Hombre práctico, su sentido del castigo estaba dictado por el sentido común y no exento de contemplaciones, igualmente de carácter utilitarista, como surge de una carta suya del 27 de mayo de 1850, también a su hijo, comandante en Villa Nueva: «Me ha sido sensible que al desertor Rosa Molina lo hubieses hecho fusilar, como me dices el mismo día que llegó a esa Villa; pero ya que esto no tiene remedio te prevendré que no lo vuelvas a hacer otra vez porque con estos castigos de penas capital impuestos a reclutas que no saben la obligación a que son ligados ni las leyes penales, no se consigue otra cosa que prevenir a los demás a igual horror: como la experiencia ha demostrado muchas veces que cuando se ha ejecutado a un desertor siempre han ido cuatro o más».
La caída de Rosas precipitó la suya, revolución del 27 de abril de 1852 mediante. Luego de siete meses de prisión, sin más causa que «para resguardo de su persona y tranquilidad del gobierno», el nuevo gobernador, Alejo del Carmen Guzmán, tuvo que liberarlo por orfandad de motivos.
Terminó sus días, como Juan Bautista Bustos, en el exilio en Santa Fe.
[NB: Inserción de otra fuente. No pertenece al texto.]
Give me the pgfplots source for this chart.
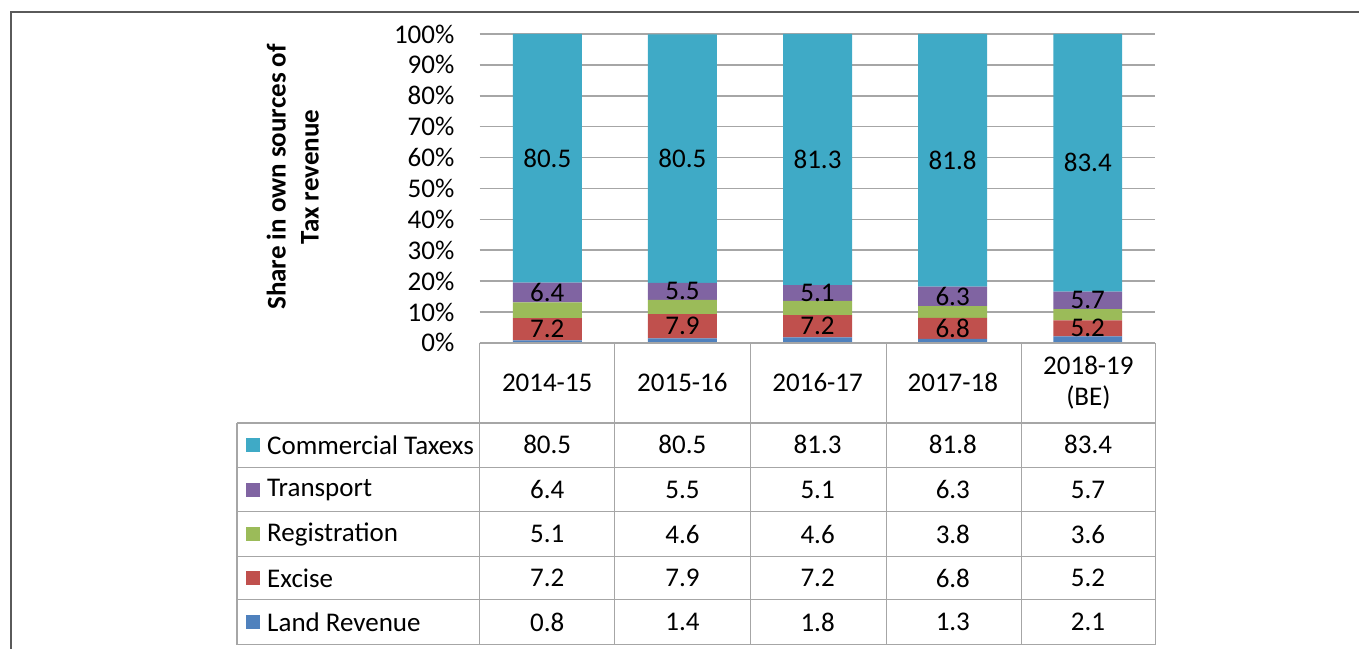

La comisión establecida por el nuevo gobernador para estudiar las cuentas de su largo gobierno, integrada por Manuel Lucero, Lucrecio Vázquez y Manuel de la Lastra, tuvo que admitir que estaban en perfecto orden. «No faltaba ni un cobre», fue el resumen del extenso análisis. «Quebracho» podría haber sido autoritario como el que más, pero fue siempre muy escrupuloso con los dineros públicos. Claro que lo uno no justifica a lo otro.